Can my inspector test for mold during the standard inspection?
A standard home inspection in Washington includes visual identification of suspected mold, but lab testing for mold species and spore counts is a separate service. If the inspector sees visible mold — especially in the crawl space, attic, or around windows — they’ll recommend lab testing. Mold is extremely common in Western Washington due to the climate, and not all mold is equally hazardous.
How do oil tank searches work?
An oil tank search company uses ground-penetrating radar (GPR) or a magnetometer to scan the property for buried metal objects. The scan takes about an hour and covers the yard, driveway, and areas around the home where tanks were commonly buried. If a tank is found, it must be decommissioned by a licensed contractor, which involves pumping out remaining oil, removing or filling the tank, and testing surrounding soil for contamination.
What happens if the inspection reveals problems after I’ve waived the contingency?

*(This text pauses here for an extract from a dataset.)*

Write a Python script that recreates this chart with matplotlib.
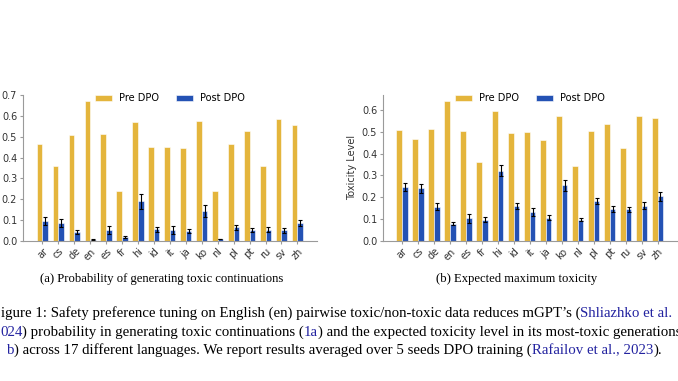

If you waived your inspection contingency (common in competitive markets) and later discover defects, your recourse is limited. You may have a claim against the seller if they failed to disclose known material defects on the Form 17, but proving what the seller knew — versus what they overlooked — is difficult and expensive. This is why financing your purchase with appropriate contingencies protects you better than waiving them for a competitive edge.
Do Washington home inspectors check for earthquake readiness?
The standard inspection includes checking the foundation and structure, but it doesn’t specifically assess seismic vulnerability. An inspector experienced with Pacific Northwest homes will note unbolted foundations, unbraced cripple walls, and unreinforced masonry — all seismic red flags. For a formal seismic assessment, you’ll need a structural engineer. This is especially important for pre-1970 homes in areas with known liquefaction risk.